At the heart of the vertical-farming trend championed by Musk and Peggs is the idea that although you can find lettuce at your grocery store in Boston in January, thanks to a system that allows farms in states like California and Arizona to ship fresh greens across the country at a reasonable cost, there are better alternatives.
Growing lettuce outdoors on a large-scale farm uses a lot of water. Plus, it’s estimated that during the up-to-five-day domestic trip from these farms to the grocer, the greens lose much of their nutritional value.
About 35 miles north of Brooklyn, a back-to-the-future approach to farming is growing. A few days later, I join Jack Algiere, the farm director of Stone Barns Center for Food and Agriculture in Pocantico Hills, New York, and we walk along a hillside path with cows and lambs grazing on one side, goats frolicking on the other.
Dressed in a flannel shirt and a sturdy coat, Algiere enters a half-acre greenhouse. Lettuce leaves the size of a baby elephant’s ears luxuriate in the warm air. Purple and yellow stalks of chard erupt from the earth, which is dark brown and lush.
Algiere treats this food with the same care and attention as Dan Barber, a top chef. Barber runs Blue Hill at Stone Barns, a farm-driven restaurant that consistently ranks as one of the best restaurants in the world.
You would think the viewpoints of Musk and Barber, two of the most influential voices in farming, would be closely aligned, but their debate about how to grow lettuce is getting heated and dirty.
Barber: “[Kimbal’s] really smart, but the only reason he wants everyone to eat salad in the winter is because it’s the only thing he can grow in a vertical farm. He’d be telling you he’d want everyone to eat rutabaga if he could grow rutabaga. I love the guy, but let’s be honest: You can’t grow anything.”
Musk: “I don’t think [Dan] has a fundamental disagreement with what I’m doing. He sees the momentum moving towards indoor farming, and he doesn’t like that future.”

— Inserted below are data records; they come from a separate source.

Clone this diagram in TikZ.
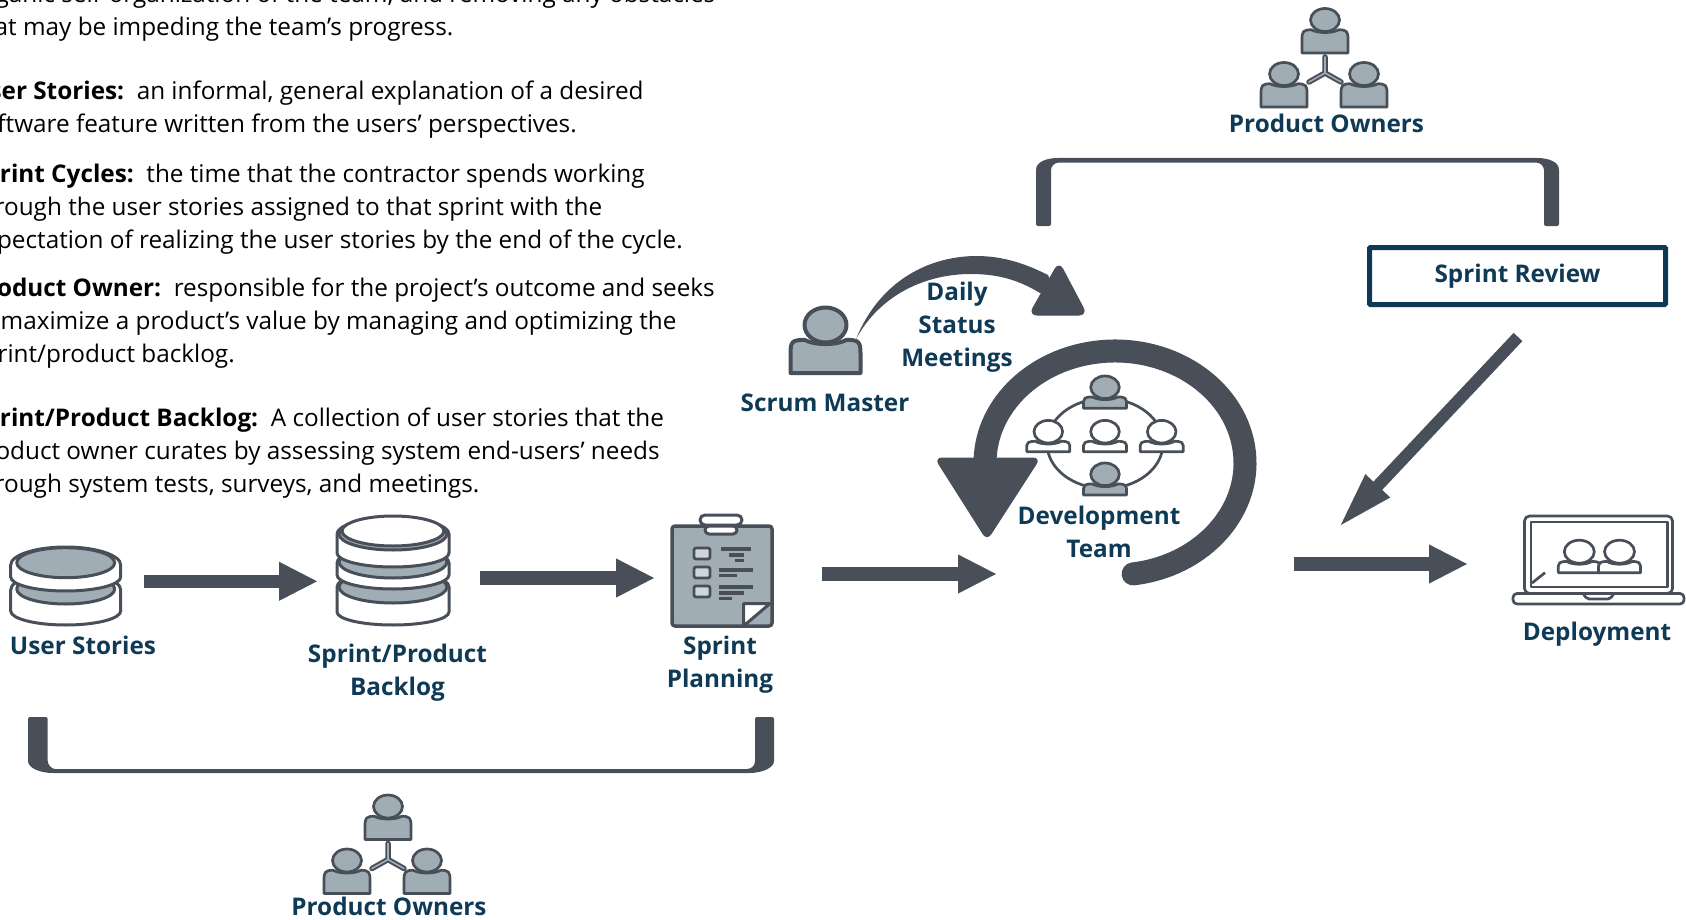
\documentclass[tikz,border=0pt]{standalone}
\usepackage{fontspec}
\setmainfont{Open Sans}
\usetikzlibrary{arrows.meta}
\definecolor{dk}{HTML}{484F59}
\definecolor{gy}{HTML}{A0ADB5}
\definecolor{navy}{HTML}{0F3A56}
\tikzset{
  para/.style={anchor=base west,align=left,inner sep=0pt,text=black,font=\fontsize{24.3}{33}\selectfont},
  lab/.style={anchor=base,align=center,inner sep=0pt,text=navy,font=\fontsize{24.3}{33}\selectfont\bfseries},
  fat/.style={draw=dk,line width=13.4pt,-{Triangle[length=39pt,width=36pt]}},
  ic/.style={draw=dk,line width=#1,line join=round},
  ic/.default=3pt,
  solid fill/.style={fill=dk,draw=none}
}
% \person{x}{y}{rx}{ry}{halfwidth}{bottom offset}{fill}{line width}
\newcommand{\person}[8]{%
  \pgfmathsetmacro{\pT}{#2+0.85*#4}%
  \pgfmathsetmacro{\pD}{#2+#4+0.17*#4}%
  \pgfmathsetmacro{\pB}{#2+#6}%
  \pgfmathsetmacro{\pM}{\pT+0.4*(\pB-\pT)}%
  \pgfmathsetmacro{\pL}{#1-#5}%
  \pgfmathsetmacro{\pR}{#1+#5}%
  \pgfmathsetmacro{\pA}{#1-0.6*#5}%
  \pgfmathsetmacro{\pE}{#1+0.6*#5}%
  \pgfmathsetmacro{\pC}{#1-0.3*#5}%
  \pgfmathsetmacro{\pF}{#1+0.3*#5}%
  \pgfmathsetmacro{\pK}{#1-0.95*#5}%
  \pgfmathsetmacro{\pG}{#1+0.95*#5}%
  \draw[ic=#8,fill=#7] (\pL,\pB) -- (\pL,\pM) .. controls (\pL,{\pT+2}) and (\pK,\pT) .. (\pA,\pT)
     .. controls (\pC,\pD) and (\pF,\pD) .. (\pE,\pT)
     .. controls (\pG,\pT) and (\pR,{\pT+2}) .. (\pR,\pM) -- (\pR,\pB) -- cycle;
  \draw[ic=#8,fill=#7] (#1,#2) ellipse [x radius=#3,y radius=#4];
}
% \disk{cx}{outer centre}{outer rx}{outer ry}{side bottom}{bottom ry}{gray centre}{gray rx}{gray ry}
\newcommand{\disk}[9]{%
  \draw[ic=3pt,fill=white] ({#1-#3},#2) -- ({#1-#3},#5)
     arc[start angle=180,end angle=0,x radius=#3,y radius=#6]
     -- ({#1+#3},#2) arc[start angle=0,end angle=-180,x radius=#3,y radius=#4] -- cycle;
  \draw[ic=3pt,fill=gy] (#1,#7) ellipse [x radius=#8,y radius=#9];
}
\newcommand{\owners}[2]{%
  \begin{scope}[shift={(#1,#2)}]
    \person{0}{0}{14.5}{11.5}{23}{33}{gy}{2.7pt}
    \person{-41}{54}{14.5}{11.5}{23}{33}{gy}{2.7pt}
    \person{39}{54}{14.5}{11.5}{23}{33}{gy}{2.7pt}
    \draw[dk,line width=5.5pt,line cap=round,line join=round] (0,37) -- (0,53) -- (-16,62) (0,53) -- (16,62);
    \draw[gy,line width=1.6pt,line cap=round,line join=round] (0,37) -- (0,53) -- (-16,62) (0,53) -- (16,62);
  \end{scope}
}
\newcommand{\barrect}[4]{\fill[dk] (#1,#2) rectangle ++(#3,#4);}
\begin{document}
\begin{tikzpicture}[x=1pt,y=-1pt]
\useasboundingbox (0,0) rectangle (1686,920);
\begin{scope}
\clip (0,0) rectangle (1686,920);
% ---- text
\node[para] (t1) at (-29,36) {organic self-organization of the team, and removing any obstacles\\that may be impeding the team’s progress.};
\node[para] (t2) at (-29,133) {\textbf{User Stories:}\ \ an informal, general explanation of a desired\\software feature written from the users’ perspectives.};
\node[para] (t3) at (-29,248) {\textbf{Sprint Cycles:}\ \ the time that the contractor spends working\\through the user stories assigned to that sprint with the\\expectation of realizing the user stories by the end of the cycle.};
\node[para] (t4) at (-29,362) {\textbf{Product Owner:}\ \ responsible for the project’s outcome and seeks\\to maximize a product’s value by managing and optimizing the\\sprint/product backlog.};
\node[para] (t5) at (-29,492.5) {\textbf{Sprint/Product Backlog:}\ \ A collection of user stories that the\\product owner curates by assessing system end-users’ needs\\through system tests, surveys, and meetings.};
% ---- user stories
\disk{65.7}{590}{55}{18}{611}{14}{589}{49}{15}
\disk{65.7}{565}{55}{18}{577}{14}{562.7}{49}{15}
% ---- backlog
\disk{393}{587}{56}{16}{612}{13}{587}{54}{16}
\disk{393}{563}{56}{16}{575}{14}{562}{54}{16}
\disk{393}{534}{56}{16}{553}{14}{534}{54}{16}
\draw[ic=3pt,fill=white] (393,531) ellipse [x radius=51,y radius=15];
% ---- clipboard
\draw[ic=3.5pt,fill=gy,rounded corners=3pt] (672,526) rectangle (772,626);
\draw[ic=3pt,fill=white,rounded corners=4pt] (705,526) rectangle (737,534);
\draw[ic=3pt,fill=white,rounded corners=5pt] (700,515) rectangle (742,525);
\foreach \yy in {548,567,586}{\draw[ic=2.8pt,fill=gy!50!white,rounded corners=2pt] (694,\yy) rectangle (710,{\yy+11});}
\barrect{720.5}{547}{30.5}{3.5}\barrect{729}{553}{14.6}{3.5}\barrect{735}{558.5}{8.6}{3.5}
\barrect{719}{568}{34}{3.5}\barrect{719}{573.5}{18}{3.5}
\barrect{719}{585}{34}{3.5}\barrect{719}{591}{24.6}{3.5}\barrect{719}{596.5}{13}{3.5}
\draw[ic=3pt,fill=white] (743.6,603.5) -- (770,603.5) -- (743.6,626) -- cycle;
% ---- labels
\node[lab] (lus) at (83,654) {User Stories};
\node[lab] (lbl) at (397.5,695) {Sprint/Product\\Backlog};
\node[lab] (lsp) at (720,687.5) {Sprint\\Planning};
\node[lab] (lsm) at (825,411.7) {Scrum Master};
\node[lab] (lds) at (957,366) {Daily\\Status\\Meetings};
\node[lab] (ldt) at (1099,557) {Development\\Team};
\node[lab] (ldp) at (1597,640) {Deployment};
\node[lab] (lpo1) at (1326.5,133) {Product Owners};
\node[lab] (lpo2) at (389,915) {Product Owners};
% ---- sprint review
\node[draw=navy,line width=5pt,minimum width=296pt,minimum height=57pt,rounded corners=1pt,inner sep=0pt,text=navy,font=\fontsize{24.3}{33}\selectfont\bfseries] (rev) at (1517.5,276) {Sprint Review};
% ---- brackets
\fill[dk,rounded corners=2pt] (1036,226) -- (1036,172) .. controls (1036,162) and (1046,158) .. (1060,158) -- (1535,158) .. controls (1549,158) and (1559,162) .. (1559,172) -- (1559,226) -- (1544,226) -- (1544,172) .. controls (1544,166) and (1540,162.7) .. (1535,162.7) -- (1060,162.7) .. controls (1055,162.7) and (1051,166) .. (1051,172) -- (1051,226) -- cycle;
\fill[dk,rounded corners=2pt] (28,717) -- (28,759) .. controls (28,768) and (40,773) .. (55,773) -- (747,773) .. controls (762,773) and (774,768) .. (774,759) -- (774,717) -- (755,717) -- (755,759) .. controls (755,765) and (752,769) .. (745,769) -- (57,769) .. controls (52,769) and (47.7,765) .. (47.7,759) -- (47.7,717) -- cycle;
% ---- owners
\owners{1325}{20}
\owners{388}{806.5}
% ---- straight arrows
\coordinate (a1s) at (143.6,581.3); \coordinate (a1e) at (318,581.3);
\coordinate (a2s) at (479.5,578); \coordinate (a2e) at (655,578);
\coordinate (a3s) at (822,574); \coordinate (a3e) at (997,574);
\coordinate (a4s) at (1294,564); \coordinate (a4e) at (1468,564);
\coordinate (a5s) at (1518,337); \coordinate (a5e) at (1338,528);
\draw[fat] (a1s) -- (a1e);
\draw[fat] (a2s) -- (a2e);
\draw[fat] (a3s) -- (a3e);
\draw[fat] (a4s) -- (a4e);
\draw[draw=dk,line width=12pt,-{Triangle[length=58pt,width=30pt]}] (a5s) -- (a5e);
% ---- scrum master
\person{825.5}{325}{21}{17.5}{35}{48}{gy}{4pt}
% ---- daily status arrow
\fill[dk] (856,339) .. controls (880,280) and (930,256) .. (976.6,256) .. controls (1005,256) and (1028,265) .. (1048,275) -- (1060,300) -- (1039.5,292.7) .. controls (1020,281) and (1000,274) .. (971,274) .. controls (925,274) and (880,295) .. (856,339) -- cycle;
\fill[dk,draw=dk,line width=1pt,line join=round,rounded corners=8pt] (1059,262) -- (1087,315) -- (1029,315) -- cycle;
% ---- cycle arrow
\draw[dk,line width=23pt,line cap=round] (1115,463) ++(82:130 and 112) arc[start angle=82,end angle=-178,x radius=130,y radius=112];
\fill[dk,draw=dk,line width=1pt,line join=round,rounded corners=7pt] (935,458) -- (1040,458) -- (987,540) -- cycle;
% ---- team
\draw[ic=2.7pt] (1105,443.5) ellipse [x radius=58,y radius=45];
\person{1105}{387.3}{14.3}{11.3}{21.5}{21}{gy}{2.7pt}
\person{1048.3}{431.7}{14.3}{11.3}{21.5}{20}{white}{2.7pt}
\person{1105}{431.7}{14.3}{11.3}{21.5}{20}{white}{2.7pt}
\person{1161.7}{431.7}{14.3}{11.3}{21.5}{20}{white}{2.7pt}
\person{1105}{474.3}{14.3}{11.3}{21.5}{20.7}{gy}{2.7pt}
% ---- laptop
\draw[ic=2.7pt,fill=white,rounded corners=5pt] (1524.5,516) -- (1672.5,516) -- (1672.5,593.5) -- (1524.5,593.5) -- cycle;
\draw[ic=2.7pt] (1531,522) rectangle (1667.5,587);
\draw[ic=2.7pt,fill=white,rounded corners=4pt] (1513,593.5) -- (1684,593.5) -- (1684,604) -- (1513,604) -- cycle;
\draw[ic=2.7pt,rounded corners=2pt] (1583,593.5) -- (1587,599) -- (1610,599) -- (1614,593.5);
\draw[ic=2.7pt] (1532,583) -- (1545,572.7);
\person{1579.3}{551.7}{15}{11.5}{21}{21}{white}{2.7pt}
\person{1619.5}{551.7}{15}{11.5}{21}{21}{white}{2.7pt}
\end{scope}
\end{tikzpicture}
\end{document}
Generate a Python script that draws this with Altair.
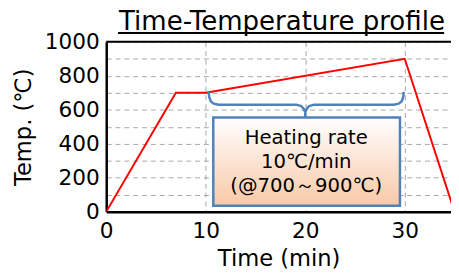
import altair as alt
import pandas as pd

# profile data
time_min = [0, 7, 10, 30, 35]
temp_c = [0, 700, 700, 900, 0]

# curly brace path (data coordinates)
brace_x = [10.3, 10.35, 10.5, 10.8, 11.3, 19.1, 19.6, 19.85, 20.0, 20.0, 20.0, 20.15, 20.4, 20.9, 28.9, 29.4, 29.7, 29.85, 29.9]
brace_y = [705, 675, 650, 636, 630, 630, 622, 605, 585, 555, 585, 605, 622, 630, 630, 636, 650, 675, 705]

# annotation box (data coordinates)
box_x = [10.76]
box_x2 = [29.52]
box_y = [555]
box_y2 = [35]
box_lines = ["Heating rate", "10℃/min", "(@700～900℃)"]
box_line_y = [432, 290, 152]

x_ticks = [0, 10, 20, 30]
y_ticks = list(range(0, 1001, 100))

W, H = 351, 173
FONT = "DejaVu Sans"
BLUE = "#4F81BD"

prof = pd.DataFrame({"t": time_min, "T": temp_c})
brace = pd.DataFrame({"bx": brace_x, "by": brace_y, "i": list(range(len(brace_x)))})
box = pd.DataFrame({"x": box_x, "x2": box_x2, "y": box_y, "y2": box_y2})
txt = pd.DataFrame({"lab": box_lines, "ly": box_line_y, "lx": [20.1] * 3})
one = pd.DataFrame({"a": [0]})

xs = alt.Scale(domain=[0, 34.65], nice=False)
ys = alt.Scale(domain=[0, 1000], nice=False)

xaxis = alt.Axis(values=x_ticks, title="Time (min)", grid=True, gridDash=[5, 4],
                 gridColor="#A6A6A6", gridWidth=1, ticks=False, domainColor="black",
                 domainWidth=2.5, labelFontSize=22, labelPadding=9, labelColor="black",
                 labelOverlap=False, format="d",
                 titleFontSize=23, titleFont=FONT, labelFont=FONT, titleFontWeight="normal",
                 titleColor="black", titlePadding=7, labelFlush=False)
yaxis = alt.Axis(values=y_ticks, title="Temp. (℃)", grid=True, gridDash=[5, 4],
                 gridColor="#A6A6A6", gridWidth=1, ticks=False, domainColor="black",
                 domainWidth=2.5, labelFontSize=22, labelPadding=7, labelColor="black",
                 labelOverlap=False, format="d",
                 labelExpr="datum.value % 200 == 0 ? datum.label : ''",
                 titleFontSize=23, titleFont=FONT, labelFont=FONT, titleFontWeight="normal",
                 titleColor="black", titlePadding=9)

line = alt.Chart(prof).mark_line(color="#FF0000", strokeWidth=2, clip=True).encode(
    x=alt.X("t:Q", scale=xs, axis=xaxis),
    y=alt.Y("T:Q", scale=ys, axis=yaxis),
)

brace_l = alt.Chart(brace).mark_line(color=BLUE, strokeWidth=2.5).encode(
    x=alt.X("bx:Q", scale=xs, axis=xaxis), y=alt.Y("by:Q", scale=ys, axis=yaxis), order="i:Q"
)

rect = alt.Chart(box).mark_rect(
    color=alt.Gradient(gradient="linear", x1=0, x2=0, y1=0, y2=1,
                       stops=[alt.GradientStop(offset=0, color="#FFFFFF"),
                              alt.GradientStop(offset=1, color="#F8C9A7")]),
    stroke=BLUE, strokeWidth=2.5,
).encode(x=alt.X("x:Q", scale=xs, axis=xaxis), x2="x2:Q",
         y=alt.Y("y:Q", scale=ys, axis=yaxis), y2="y2:Q")

texts = alt.Chart(txt).mark_text(font=FONT, fontSize=20, color="black").encode(
    x=alt.X("lx:Q", scale=xs, axis=xaxis), y=alt.Y("ly:Q", scale=ys, axis=yaxis), text="lab:N"
)

top_border = alt.Chart(one).mark_rule(color="black", strokeWidth=2).encode(
    x=alt.value(0), x2=alt.value(W), y=alt.value(0)
)

title = alt.Chart(one).mark_text(text="Time-Temperature profile", font=FONT, fontSize=26.5,
                                 align="left", baseline="alphabetic", color="black").encode(
    x=alt.value(13), y=alt.value(-12)
)
underline = alt.Chart(one).mark_rule(color="black", strokeWidth=2).encode(
    x=alt.value(12), x2=alt.value(344), y=alt.value(-9)
)

chart = alt.layer(line, brace_l, rect, texts, top_border, title, underline).properties(
    width=W, height=H,
    autosize=alt.AutoSizeParams(type="none"),
    padding={"left": 100, "top": 32, "right": 0, "bottom": 60},
).configure_view(stroke=None).configure(background="white")

chart.save("out.html", embed_options={"renderer": "svg", "actions": False})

What’s at stake is billions of dollars and the future of food on the planet. Over the past 50 years, large farms growing massive amounts of one crop (known as monoculture) have gobbled up land. While industrial farming has increased crop yields, it’s done so at the expense of consumer choice.
In a span of 80 years, the variety of the world’s seeds dwindled by 93 percent, according to the Rural Advancement Foundation International: In 1903, 497 types of lettuce existed, but by 1983, there were just 36.
Industrial farming is so chemically reliant and ultimately bad for the soil (not to mention bad for the diets of those who live on its produce) that the United Nations’ 2013 trade and development conference urged a global return to sustainable farming practices.
Nowhere are the consequences of industrial farming more evident than at your supermarket, where identical-looking potatoes, carrots, and greens line the produce shelves. The presentation looks attractive, but that sameness is a result of destructive land-management practices—practices that lead to less-nutritious produce.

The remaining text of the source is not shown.